A field off Chuckanut Drive is tilled in May 2017.

The Washington State University Skagit County Extension will lead a statewide program to help keep farmers and farmworkers working, and get them back to work following sickness or injury.

The program, called Washington AgrAbility, focuses on helping farmers access assistive technology so they can continue to farm, said extension Director Don McMoran.

A workshop titled “Using Assistive Technology for Working Farmers” will be held from 10 a.m. to noon Friday at the extension offices, 11768 Westar Lane, Suite A, in Burlington. The workshop is free and open to the public.

“We have an aging farmer population and younger generations that aren’t interested in farming, so that leaves us with about 21 million farmers short in the next generation,” McMoran said. “(The U.S. Department of Agriculture) has figured we need to keep our current farmers farming for as long as possible.”

A $722,000 grant from the USDA’s National Institute of Food and Agriculture will fund the program for four years.

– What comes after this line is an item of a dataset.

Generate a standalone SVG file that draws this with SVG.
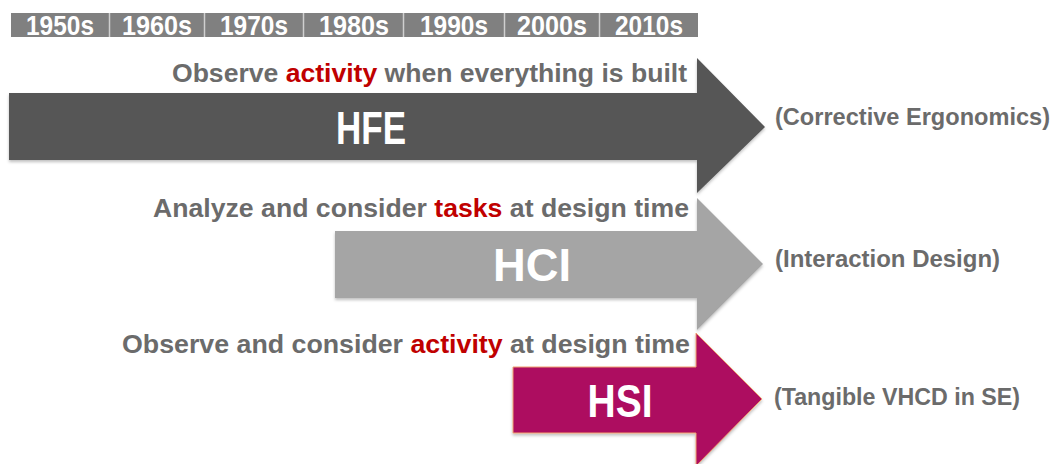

The extension has hired an AgrAbility coordinator to oversee the program.

Those who can use the program include farmers or agricultural workers experiencing, but not limited to, arthritis, spinal cord injury or paralysis, back pain, amputations, head and brain injury, visual and hearing impairments, post-traumatic stress disorder, mental health concerns, respiratory issues, or heart conditions and stroke, according to the extension.

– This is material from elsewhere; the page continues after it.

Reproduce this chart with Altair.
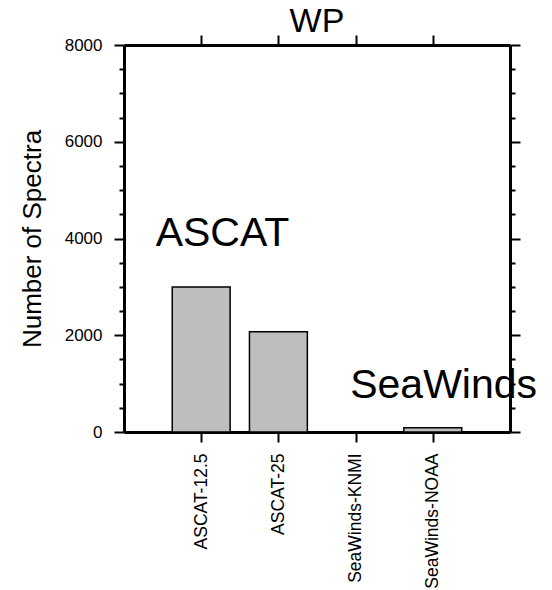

McMoran said the extension will provide program participants with a free home assessment to determine their needs and will work with the Washington Assistive Technology Act Program to provide tools.

Participants will be able to borrow tools from the organization’s lending library, and will be able to purchase them if they are the right fit.

“If they can’t afford (the tools), we work with the Northwest Access Fund and provide low- or no-interest loans for participants to get the technology,” McMoran said.

He said the National AgrAbility Project has thousands of recommendations for assistive tools and technologies for farmers and agricultural workers.